[Provided data]

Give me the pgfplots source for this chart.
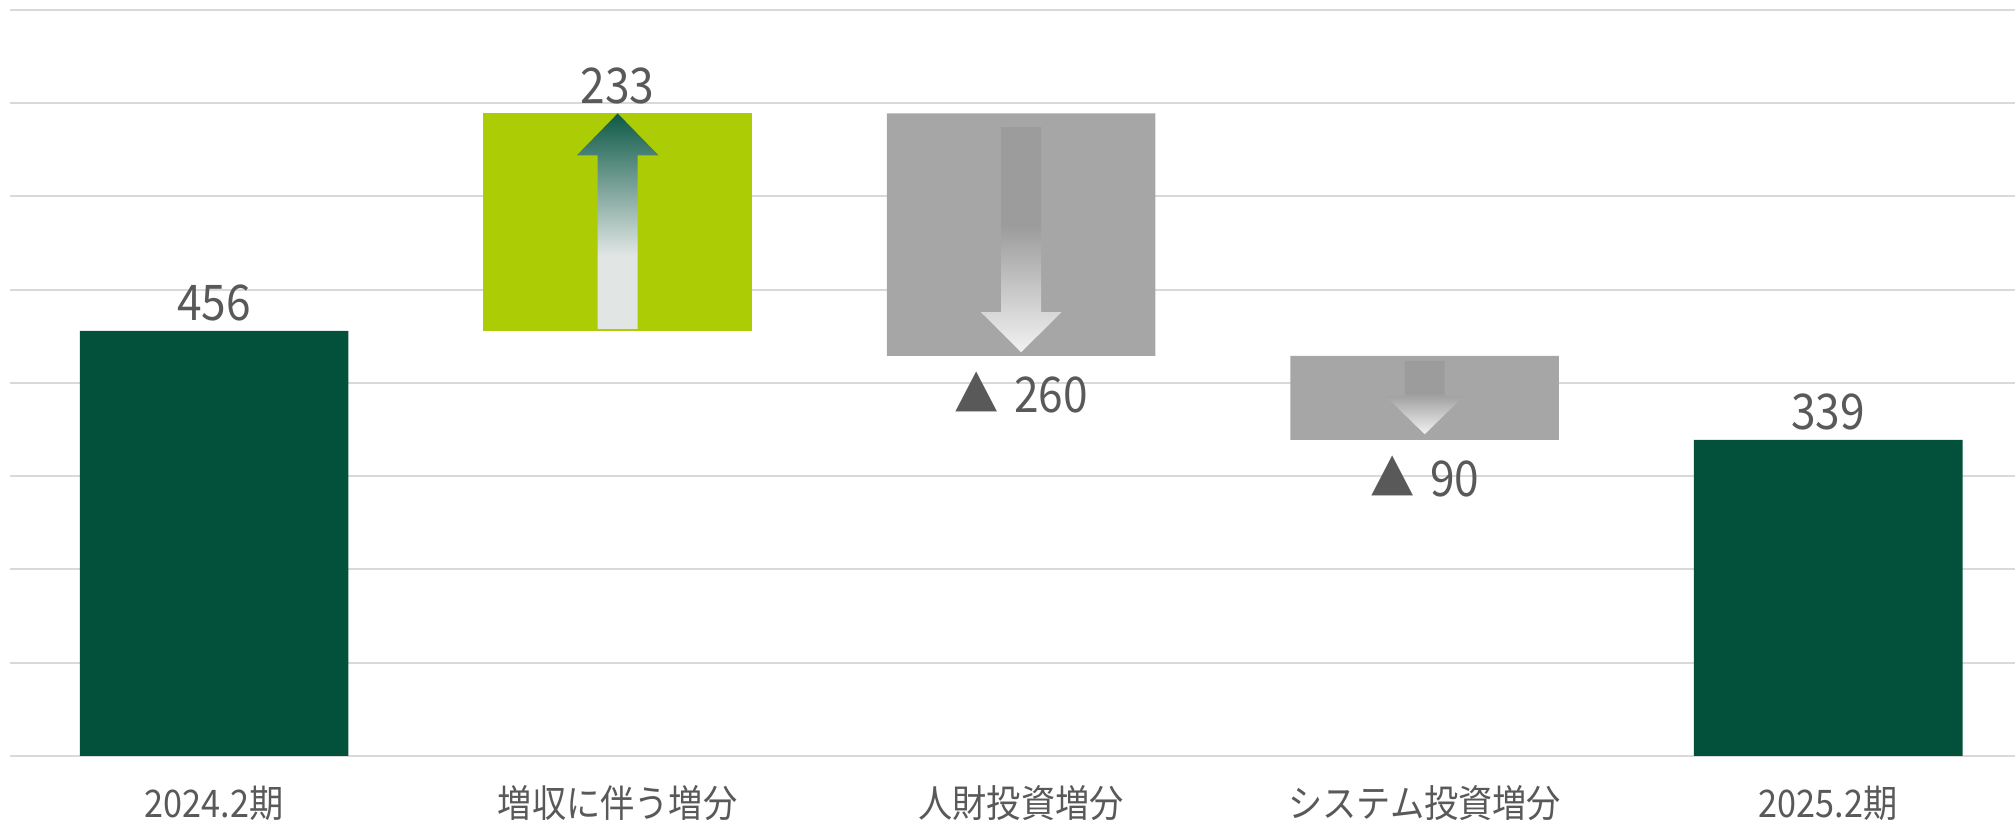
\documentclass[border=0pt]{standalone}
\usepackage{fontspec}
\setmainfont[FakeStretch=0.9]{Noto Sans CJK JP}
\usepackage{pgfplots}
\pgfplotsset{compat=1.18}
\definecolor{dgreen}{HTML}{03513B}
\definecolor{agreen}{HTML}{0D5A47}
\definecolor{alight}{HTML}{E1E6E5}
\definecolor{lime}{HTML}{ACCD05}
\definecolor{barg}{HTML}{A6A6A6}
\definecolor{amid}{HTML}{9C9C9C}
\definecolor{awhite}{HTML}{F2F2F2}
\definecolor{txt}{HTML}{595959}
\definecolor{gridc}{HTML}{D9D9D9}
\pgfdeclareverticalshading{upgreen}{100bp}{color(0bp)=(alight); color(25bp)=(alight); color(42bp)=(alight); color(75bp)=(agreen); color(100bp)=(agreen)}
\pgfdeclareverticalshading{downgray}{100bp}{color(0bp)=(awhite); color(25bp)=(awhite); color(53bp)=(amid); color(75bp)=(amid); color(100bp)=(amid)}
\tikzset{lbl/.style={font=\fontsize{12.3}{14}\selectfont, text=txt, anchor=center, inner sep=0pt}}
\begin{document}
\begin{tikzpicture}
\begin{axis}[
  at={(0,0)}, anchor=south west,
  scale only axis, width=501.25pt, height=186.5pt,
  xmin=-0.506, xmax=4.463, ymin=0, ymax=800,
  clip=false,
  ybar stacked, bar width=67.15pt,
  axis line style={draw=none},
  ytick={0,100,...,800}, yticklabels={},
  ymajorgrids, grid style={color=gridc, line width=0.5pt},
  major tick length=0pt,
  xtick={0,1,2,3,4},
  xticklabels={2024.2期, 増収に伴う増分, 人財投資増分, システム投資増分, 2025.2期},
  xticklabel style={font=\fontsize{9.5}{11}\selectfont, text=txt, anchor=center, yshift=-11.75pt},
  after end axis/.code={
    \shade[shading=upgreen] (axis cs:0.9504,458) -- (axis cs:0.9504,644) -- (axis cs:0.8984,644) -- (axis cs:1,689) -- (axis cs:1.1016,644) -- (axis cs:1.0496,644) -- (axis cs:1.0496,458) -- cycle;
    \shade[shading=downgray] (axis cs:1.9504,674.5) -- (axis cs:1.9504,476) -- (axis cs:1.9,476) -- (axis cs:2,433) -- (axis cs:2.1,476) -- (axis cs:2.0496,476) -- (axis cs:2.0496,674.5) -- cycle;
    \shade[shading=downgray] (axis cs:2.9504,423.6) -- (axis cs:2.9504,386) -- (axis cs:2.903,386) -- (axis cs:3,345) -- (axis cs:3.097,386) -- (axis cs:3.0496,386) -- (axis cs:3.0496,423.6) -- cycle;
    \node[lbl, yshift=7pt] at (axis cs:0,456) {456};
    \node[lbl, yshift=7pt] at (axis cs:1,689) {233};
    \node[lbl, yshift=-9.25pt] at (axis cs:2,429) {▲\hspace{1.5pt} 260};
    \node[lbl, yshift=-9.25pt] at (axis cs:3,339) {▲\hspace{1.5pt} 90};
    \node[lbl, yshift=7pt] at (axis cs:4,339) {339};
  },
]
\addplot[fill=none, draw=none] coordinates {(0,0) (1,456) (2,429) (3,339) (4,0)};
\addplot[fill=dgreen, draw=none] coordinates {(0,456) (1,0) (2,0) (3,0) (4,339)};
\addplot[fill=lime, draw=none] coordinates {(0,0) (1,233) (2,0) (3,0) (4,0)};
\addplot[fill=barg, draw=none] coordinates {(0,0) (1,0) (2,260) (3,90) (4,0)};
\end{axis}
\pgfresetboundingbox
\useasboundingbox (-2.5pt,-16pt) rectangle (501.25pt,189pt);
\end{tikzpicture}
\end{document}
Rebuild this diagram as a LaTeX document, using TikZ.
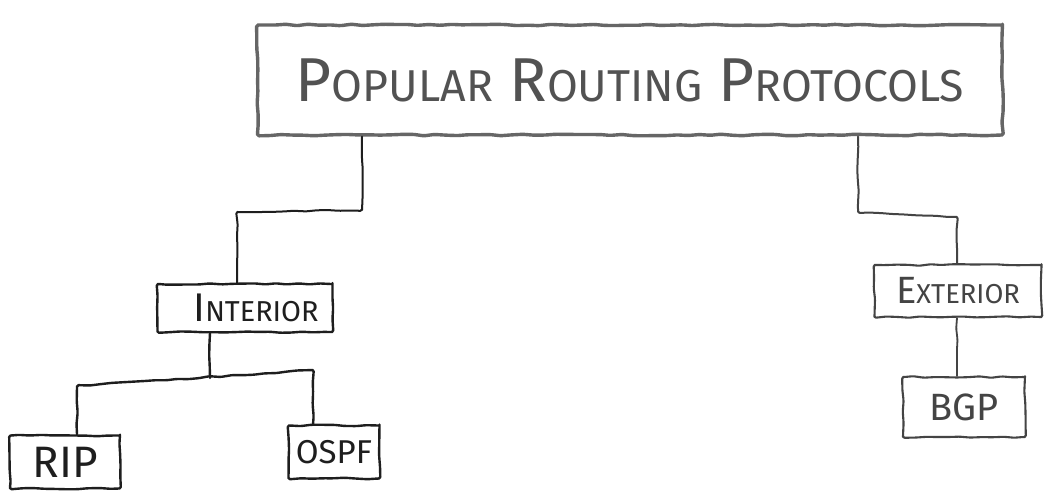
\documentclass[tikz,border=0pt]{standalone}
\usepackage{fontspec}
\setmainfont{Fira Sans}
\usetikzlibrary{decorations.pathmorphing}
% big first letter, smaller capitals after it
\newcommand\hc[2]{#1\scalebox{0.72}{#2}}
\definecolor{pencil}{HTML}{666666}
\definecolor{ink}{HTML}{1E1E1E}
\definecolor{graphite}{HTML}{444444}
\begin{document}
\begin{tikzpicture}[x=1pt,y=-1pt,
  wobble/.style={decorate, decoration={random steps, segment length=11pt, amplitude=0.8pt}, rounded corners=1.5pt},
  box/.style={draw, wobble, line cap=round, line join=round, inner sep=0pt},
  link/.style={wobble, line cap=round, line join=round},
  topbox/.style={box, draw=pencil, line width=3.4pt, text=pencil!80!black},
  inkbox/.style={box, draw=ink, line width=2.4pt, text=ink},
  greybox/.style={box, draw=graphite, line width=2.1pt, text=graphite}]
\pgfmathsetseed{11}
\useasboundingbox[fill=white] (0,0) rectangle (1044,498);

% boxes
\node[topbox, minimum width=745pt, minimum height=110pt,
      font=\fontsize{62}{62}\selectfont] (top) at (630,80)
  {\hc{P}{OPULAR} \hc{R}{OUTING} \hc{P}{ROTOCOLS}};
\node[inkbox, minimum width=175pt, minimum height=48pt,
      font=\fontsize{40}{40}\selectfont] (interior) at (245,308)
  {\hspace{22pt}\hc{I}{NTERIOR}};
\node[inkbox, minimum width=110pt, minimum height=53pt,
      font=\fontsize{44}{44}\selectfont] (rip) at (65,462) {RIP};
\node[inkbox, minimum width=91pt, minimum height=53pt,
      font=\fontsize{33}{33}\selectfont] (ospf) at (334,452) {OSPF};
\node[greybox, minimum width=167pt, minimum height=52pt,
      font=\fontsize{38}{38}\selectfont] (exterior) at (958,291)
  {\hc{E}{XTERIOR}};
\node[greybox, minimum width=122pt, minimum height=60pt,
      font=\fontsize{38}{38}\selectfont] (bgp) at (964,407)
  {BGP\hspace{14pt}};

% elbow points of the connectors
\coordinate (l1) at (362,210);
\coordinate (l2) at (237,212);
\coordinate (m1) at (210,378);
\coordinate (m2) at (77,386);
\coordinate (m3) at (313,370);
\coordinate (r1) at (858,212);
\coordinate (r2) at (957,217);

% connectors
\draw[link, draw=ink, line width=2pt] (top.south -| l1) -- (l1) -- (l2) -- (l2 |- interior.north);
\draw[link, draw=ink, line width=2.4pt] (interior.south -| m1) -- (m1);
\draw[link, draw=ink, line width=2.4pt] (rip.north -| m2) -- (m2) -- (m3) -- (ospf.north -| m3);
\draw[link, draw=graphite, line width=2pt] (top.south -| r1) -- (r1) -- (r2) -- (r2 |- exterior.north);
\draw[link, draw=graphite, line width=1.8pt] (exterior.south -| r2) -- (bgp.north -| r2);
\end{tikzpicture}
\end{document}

[Problem] Reproduce every line precisely as given, omitting all pictures.

[Answer to this exercise]
Give me the pgfplots source for this chart.
\documentclass[border=0pt]{standalone}
\usepackage{fontspec}
\setmainfont[FakeStretch=0.9]{Noto Sans CJK JP}
\usepackage{pgfplots}
\pgfplotsset{compat=1.18}
\definecolor{dgreen}{HTML}{03513B}
\definecolor{agreen}{HTML}{0D5A47}
\definecolor{alight}{HTML}{E1E6E5}
\definecolor{lime}{HTML}{ACCD05}
\definecolor{barg}{HTML}{A6A6A6}
\definecolor{amid}{HTML}{9C9C9C}
\definecolor{awhite}{HTML}{F2F2F2}
\definecolor{txt}{HTML}{595959}
\definecolor{gridc}{HTML}{D9D9D9}
\pgfdeclareverticalshading{upgreen}{100bp}{color(0bp)=(alight); color(25bp)=(alight); color(42bp)=(alight); color(75bp)=(agreen); color(100bp)=(agreen)}
\pgfdeclareverticalshading{downgray}{100bp}{color(0bp)=(awhite); color(25bp)=(awhite); color(53bp)=(amid); color(75bp)=(amid); color(100bp)=(amid)}
\tikzset{lbl/.style={font=\fontsize{12.3}{14}\selectfont, text=txt, anchor=center, inner sep=0pt}}
\begin{document}
\begin{tikzpicture}
\begin{axis}[
  at={(0,0)}, anchor=south west,
  scale only axis, width=501.25pt, height=186.5pt,
  xmin=-0.506, xmax=4.463, ymin=0, ymax=800,
  clip=false,
  ybar stacked, bar width=67.15pt,
  axis line style={draw=none},
  ytick={0,100,...,800}, yticklabels={},
  ymajorgrids, grid style={color=gridc, line width=0.5pt},
  major tick length=0pt,
  xtick={0,1,2,3,4},
  xticklabels={2024.2期, 増収に伴う増分, 人財投資増分, システム投資増分, 2025.2期},
  xticklabel style={font=\fontsize{9.5}{11}\selectfont, text=txt, anchor=center, yshift=-11.75pt},
  after end axis/.code={
    \shade[shading=upgreen] (axis cs:0.9504,458) -- (axis cs:0.9504,644) -- (axis cs:0.8984,644) -- (axis cs:1,689) -- (axis cs:1.1016,644) -- (axis cs:1.0496,644) -- (axis cs:1.0496,458) -- cycle;
    \shade[shading=downgray] (axis cs:1.9504,674.5) -- (axis cs:1.9504,476) -- (axis cs:1.9,476) -- (axis cs:2,433) -- (axis cs:2.1,476) -- (axis cs:2.0496,476) -- (axis cs:2.0496,674.5) -- cycle;
    \shade[shading=downgray] (axis cs:2.9504,423.6) -- (axis cs:2.9504,386) -- (axis cs:2.903,386) -- (axis cs:3,345) -- (axis cs:3.097,386) -- (axis cs:3.0496,386) -- (axis cs:3.0496,423.6) -- cycle;
    \node[lbl, yshift=7pt] at (axis cs:0,456) {456};
    \node[lbl, yshift=7pt] at (axis cs:1,689) {233};
    \node[lbl, yshift=-9.25pt] at (axis cs:2,429) {▲\hspace{1.5pt} 260};
    \node[lbl, yshift=-9.25pt] at (axis cs:3,339) {▲\hspace{1.5pt} 90};
    \node[lbl, yshift=7pt] at (axis cs:4,339) {339};
  },
]
\addplot[fill=none, draw=none] coordinates {(0,0) (1,456) (2,429) (3,339) (4,0)};
\addplot[fill=dgreen, draw=none] coordinates {(0,456) (1,0) (2,0) (3,0) (4,339)};
\addplot[fill=lime, draw=none] coordinates {(0,0) (1,233) (2,0) (3,0) (4,0)};
\addplot[fill=barg, draw=none] coordinates {(0,0) (1,0) (2,260) (3,90) (4,0)};
\end{axis}
\pgfresetboundingbox
\useasboundingbox (-2.5pt,-16pt) rectangle (501.25pt,189pt);
\end{tikzpicture}
\end{document}
Rebuild this diagram as a LaTeX document, using TikZ.
\documentclass[tikz,border=0pt]{standalone}
\usepackage{fontspec}
\setmainfont{Fira Sans}
\usetikzlibrary{decorations.pathmorphing}
% big first letter, smaller capitals after it
\newcommand\hc[2]{#1\scalebox{0.72}{#2}}
\definecolor{pencil}{HTML}{666666}
\definecolor{ink}{HTML}{1E1E1E}
\definecolor{graphite}{HTML}{444444}
\begin{document}
\begin{tikzpicture}[x=1pt,y=-1pt,
  wobble/.style={decorate, decoration={random steps, segment length=11pt, amplitude=0.8pt}, rounded corners=1.5pt},
  box/.style={draw, wobble, line cap=round, line join=round, inner sep=0pt},
  link/.style={wobble, line cap=round, line join=round},
  topbox/.style={box, draw=pencil, line width=3.4pt, text=pencil!80!black},
  inkbox/.style={box, draw=ink, line width=2.4pt, text=ink},
  greybox/.style={box, draw=graphite, line width=2.1pt, text=graphite}]
\pgfmathsetseed{11}
\useasboundingbox[fill=white] (0,0) rectangle (1044,498);

% boxes
\node[topbox, minimum width=745pt, minimum height=110pt,
      font=\fontsize{62}{62}\selectfont] (top) at (630,80)
  {\hc{P}{OPULAR} \hc{R}{OUTING} \hc{P}{ROTOCOLS}};
\node[inkbox, minimum width=175pt, minimum height=48pt,
      font=\fontsize{40}{40}\selectfont] (interior) at (245,308)
  {\hspace{22pt}\hc{I}{NTERIOR}};
\node[inkbox, minimum width=110pt, minimum height=53pt,
      font=\fontsize{44}{44}\selectfont] (rip) at (65,462) {RIP};
\node[inkbox, minimum width=91pt, minimum height=53pt,
      font=\fontsize{33}{33}\selectfont] (ospf) at (334,452) {OSPF};
\node[greybox, minimum width=167pt, minimum height=52pt,
      font=\fontsize{38}{38}\selectfont] (exterior) at (958,291)
  {\hc{E}{XTERIOR}};
\node[greybox, minimum width=122pt, minimum height=60pt,
      font=\fontsize{38}{38}\selectfont] (bgp) at (964,407)
  {BGP\hspace{14pt}};

% elbow points of the connectors
\coordinate (l1) at (362,210);
\coordinate (l2) at (237,212);
\coordinate (m1) at (210,378);
\coordinate (m2) at (77,386);
\coordinate (m3) at (313,370);
\coordinate (r1) at (858,212);
\coordinate (r2) at (957,217);

% connectors
\draw[link, draw=ink, line width=2pt] (top.south -| l1) -- (l1) -- (l2) -- (l2 |- interior.north);
\draw[link, draw=ink, line width=2.4pt] (interior.south -| m1) -- (m1);
\draw[link, draw=ink, line width=2.4pt] (rip.north -| m2) -- (m2) -- (m3) -- (ospf.north -| m3);
\draw[link, draw=graphite, line width=2pt] (top.south -| r1) -- (r1) -- (r2) -- (r2 |- exterior.north);
\draw[link, draw=graphite, line width=1.8pt] (exterior.south -| r2) -- (bgp.north -| r2);
\end{tikzpicture}
\end{document}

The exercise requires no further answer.